When Singer removed his boxer shorts, the suit alleges, the teenager said, “I do not want to do that.” According to the complaint, Singer told the teenager to sit on top of him and masturbate, that he wanted to the teenager to ejaculate on him. The suit alleges that Singer told the teenager to sit on top of him and masturbate, that he wanted to the teenager to ejaculate on him. Singer attempted to anally penetrate the teenager. The next morning, according to the complaint, Singer contacted the teenager to apologize.

The teenager, the suit contends, “only recently became cognizant that he has suffered psychological and emotional injuries, mental anguish and loss of enjoyment of life as a result of the Defendants’ sexual acts. Such injuries are severe, continuing, and permanent.”

The suit contends that Singer violated the law by sexually assaulting the teenager, traveling to a foreign country for “illicit conduct with a minor,” that he had arranged to “meet with a minor to engage in lewd and lascivious behavior,” and that by allegedly coercing the teenager in the way he did, Singer committed an act of “gender violence” against him.

The lawsuit cites the U.S. age of consent of 18, rather than the British, which, for gay men, was 21 until 1994, when it became 18; and then 16—equalized, after much campaigning by gay rights activists, with the heterosexual age of consent—in 2001. The lawsuit does not make clear the year or years the alleged offenses took place. A spokeswoman for Herman declined on Sunday to clarify this.

Goddard violated the law, the suit contends, by traveling to a foreign country for illicit conduct with a minor, and encouraging him to participate in sexual conduct with a view to “visually depicting” it. The nature of the harm allegedly caused by Goddard was "subtle, imperceptible and pernicious." According to the complaint, Goddard is also alleged to have met a minor for sex and to have colluded with Singer in an act of "gender violence" against the teenager in the hotel room.

Marty Singer, the lawyer for Bryan Singer, told The Daily Beast the allegations contained in the latest lawsuit were “totally untrue.”

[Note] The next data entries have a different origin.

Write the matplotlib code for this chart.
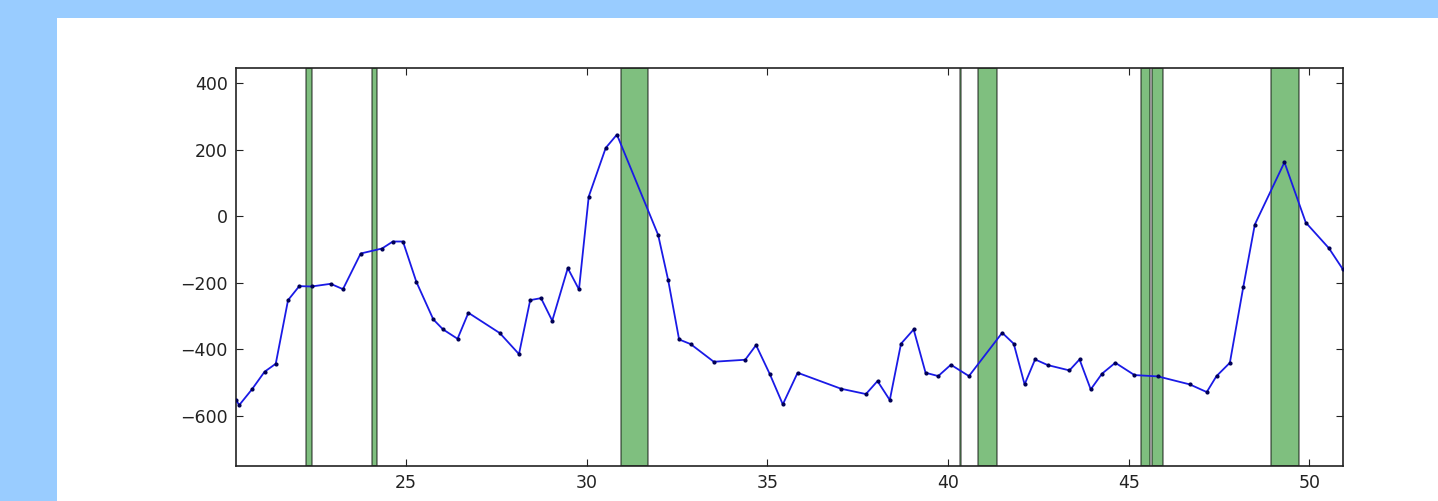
import numpy as np
import matplotlib.pyplot as plt
from matplotlib.patches import Rectangle


save_file_name = "out.png"

plt.rcParams['font.family'] = 'DejaVu Sans'

# series
x = [20.30, 20.39, 20.74, 21.09, 21.40, 21.74, 22.05, 22.39, 22.92, 23.26,
     23.75, 24.34, 24.64, 24.92, 25.29, 25.76, 26.03, 26.43, 26.73, 27.60,
     28.13, 28.44, 28.74, 29.05, 29.48, 29.79, 30.06, 30.53, 30.84, 31.98,
     32.26, 32.56, 32.88, 33.52, 34.39, 34.69, 35.07, 35.43, 35.84, 37.04,
     37.73, 38.05, 38.39, 38.70, 39.05, 39.38, 39.73, 40.08, 40.58, 41.50,
     41.82, 42.12, 42.41, 42.76, 43.36, 43.64, 43.95, 44.26, 44.63, 45.16,
     45.81, 46.69, 47.16, 47.43, 47.80, 48.17, 48.49, 49.31, 49.90, 50.54,
     50.93]
y = [-552, -567, -520, -467, -443, -252, -210, -211, -203, -219,
     -112, -97, -76, -76, -197, -310, -340, -368, -290, -351,
     -414, -252, -246, -314, -156, -220, 59, 205, 245, -56,
     -193, -370, -384, -437, -431, -387, -474, -565, -470, -518,
     -534, -495, -552, -383, -340, -470, -480, -446, -480, -350,
     -383, -505, -430, -447, -463, -430, -520, -473, -440, -477,
     -481, -505, -528, -480, -440, -213, -25, 162, -19, -96,
     -160]

# shaded intervals (start, end)
span_start = [22.23, 24.05, 30.96, 40.33, 40.83, 45.33, 45.64, 48.93]
span_end = [22.39, 24.21, 31.71, 40.36, 41.35, 45.59, 45.96, 49.71]


def main():
    fig = plt.figure(figsize=(14.38, 5.01), dpi=100, facecolor='#99ccff')
    # white figure area (the reference is a crop of a bigger window)
    fig.patches.append(Rectangle((57 / 1438, 0), 1, (501 - 18) / 501,
                                 transform=fig.transFigure, facecolor='white',
                                 edgecolor='none', zorder=-10))
    ax = fig.add_axes([236 / 1438, 35 / 501, (1343 - 236) / 1438, (466 - 68) / 501])
    ax.set_zorder(5)

    for a, b in zip(span_start, span_end):
        ax.axvspan(a, b, facecolor=(0, 0.5, 0, 0.5), edgecolor=(0, 0, 0, 0.5), lw=1.2)

    ax.plot(x, y, color='#1a1ae6', lw=1.3, marker='.', markersize=4,
            markerfacecolor='#000055', markeredgecolor='#000055', zorder=3)

    ax.set_xlim(20.3, 50.93)
    ax.set_ylim(-750, 445)
    ax.set_xticks([25, 30, 35, 40, 45, 50])
    ax.set_yticks([-600, -400, -200, 0, 200, 400])
    ax.tick_params(direction='in', top=True, right=True, length=5, width=0.8,
                   labelsize=12.5, pad=6, colors='#222222')
    for s in ax.spines.values():
        s.set_linewidth(1.2)
        s.set_color('#222222')

    fig.savefig(save_file_name, dpi=100, facecolor=fig.get_facecolor())


main()
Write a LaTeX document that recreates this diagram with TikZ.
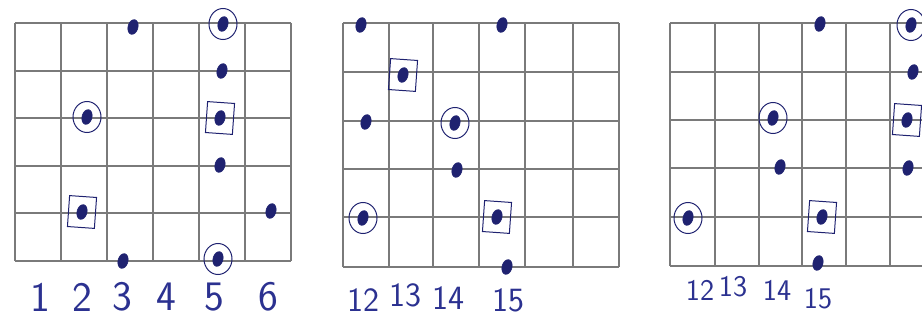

“After the substance of Mr. Herman’s previous defamatory and fabricated filing in Hawaii was disproved based on unassailable evidence, Mr. Herman’s desperation has led him to fabricate these new anonymous accusations against Mr. Singer, which we will also prove to be completely false,” Marty Singer said.

“It is time for the media and public to focus their attention on Mr. Herman’s nefarious motives and tactics which seem to be driven solely by his ‎need to shake down an innocent man like Bryan Singer. We intend to seek sanctions against Mr. Herman for his ‎reckless, unethical behavior,” the attorney added.

In an email, Alan Grodin, lawyer for Goddard, told The Daily Beast: “It is a shame that the specious claim made by Herman in the Egan case has resulted in this new claim that we note is over 10 years old.” Grodin said he and Goddard would fully respond to the latest suit when they had properly assessed it. "For now we will say the claims are denied and Gary will vigorously defend.”